Tunisian FEMEN Activist On Trial For Assaulting Guards In Prison, While Awaiting Trial On Unrelated Charges
Her name is Amina Sboui and she is 19 years old. For the last two months, her home has been inside the four walls of a cell at the Messadines women’s prison in Tunisia. On Monday she appeared in court, after being accused of assaulting guards and defaming public servants. She was wearing a thin pink T-shirt, revealing a tattoo on her arm, while her co-defendant, her cellmate, a girl named Rabia, wore a sifsari, the traditional Tunisian veil.
But Sboui is not just any Tunisian prisoner, she is a member of FEMEN, the Ukrainian-based feminist group that has staged outrageous and provocative protest demonstrations across Europe. Sboui gained international recognition in March when she posted pictures of herself on the Internet to protest the mistreatment of women in her country. In true FEMEN fashion, she was bare-breasted and had inscriptions on her body such as “my body belongs to me” and “f*** your morals.”
Sboui was arrested in May after she was caught writing the name of the Ukrainian activist group on the wall of a cemetery in the city of Kairouan, in the center of Tunisia, while denouncing a gathering of hard-line Islamists. She was subsequently charged with undermining public morals and desecrating a cemetery. She has spent two months in prison in that case, although no trial date has yet been established.
Her appearance before a judge this week in the court in M’Saken stemmed from a separate incident in prison, however. Sboui claimed that her cellmate Rabia was beaten and mistreated by four guards, compelling her to intervene by pushing the guards off of Rabia’s body. Sboui also alleged her cellmate was forced to stand in the hot sun for five hours as a punishment for not saluting the prison guards as required. Prison guards pressed charges against both prisoners for insulting and defaming them during the course of their duties.
“I am being tried, because I condemned the torture of detainees and the violence used against them,” Sboui told Agence France-Presse. One of Sboui’s defense attorneys, Radhia Nasraoui, has asked the charges to be dismissed, saying the prison guards acted in retaliation and fabricated charges against her client. The judge in the current case will deliver his final verdict on July 29 -- the two women face a possible year in prison for contempt and six months for defamation.
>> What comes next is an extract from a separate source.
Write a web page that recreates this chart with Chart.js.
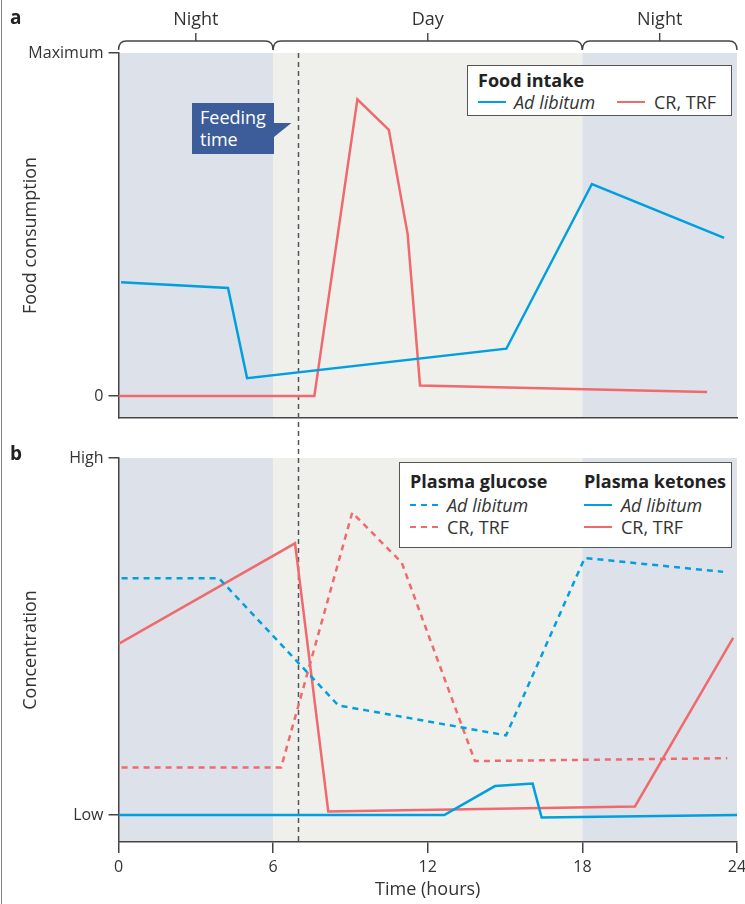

Human Rights Watch has asked for a pre-trial release. “It does not matter to me if I am held in prison for a long time,” Sboui allegedly said, according to a support committee formed on her behalf. “To be behind bars is not as hard as to be outside, watching a religious dictatorship take over Tunisia.” HRW's deputy Middle East and North Africa director, Eric Goldstein, recently said that the Tunisian court “should scrutinize carefully the serious charges against Amina Sboui, which seem motivated more by a desire to punish her provocative activism than by evidence of wrongdoing.”
Despite Tunisia’s reputation as one of the most progressive states in the Muslim world with respect to women’s rights, since the revolution that toppled dictator Zine El Abidine Ben Ali two and a half years ago, Islamic fundamentalist groups have sprouted up. Indeed, the current government is controlled by moderate Islamists linked to the Ennahda movement. Sboui’s provocative behavior has pushed the limits of such tolerance in the country.
FEMEN leader Inna Shevchenko, now living in exile in France, said Tunisia is the starting point for a new campaign she wants to call the “new Arab Spring” for women. “Countries [which participated in the] Arab Spring [revolution] were [ultimately] a big disappointment for society,” Shevchenko told Deutsche Welle, the German broadcaster. “Also with the changing political situation -- and Islamist parties which are leading governments, in Tunisia as well -- they are trying to increase the levels of oppression.”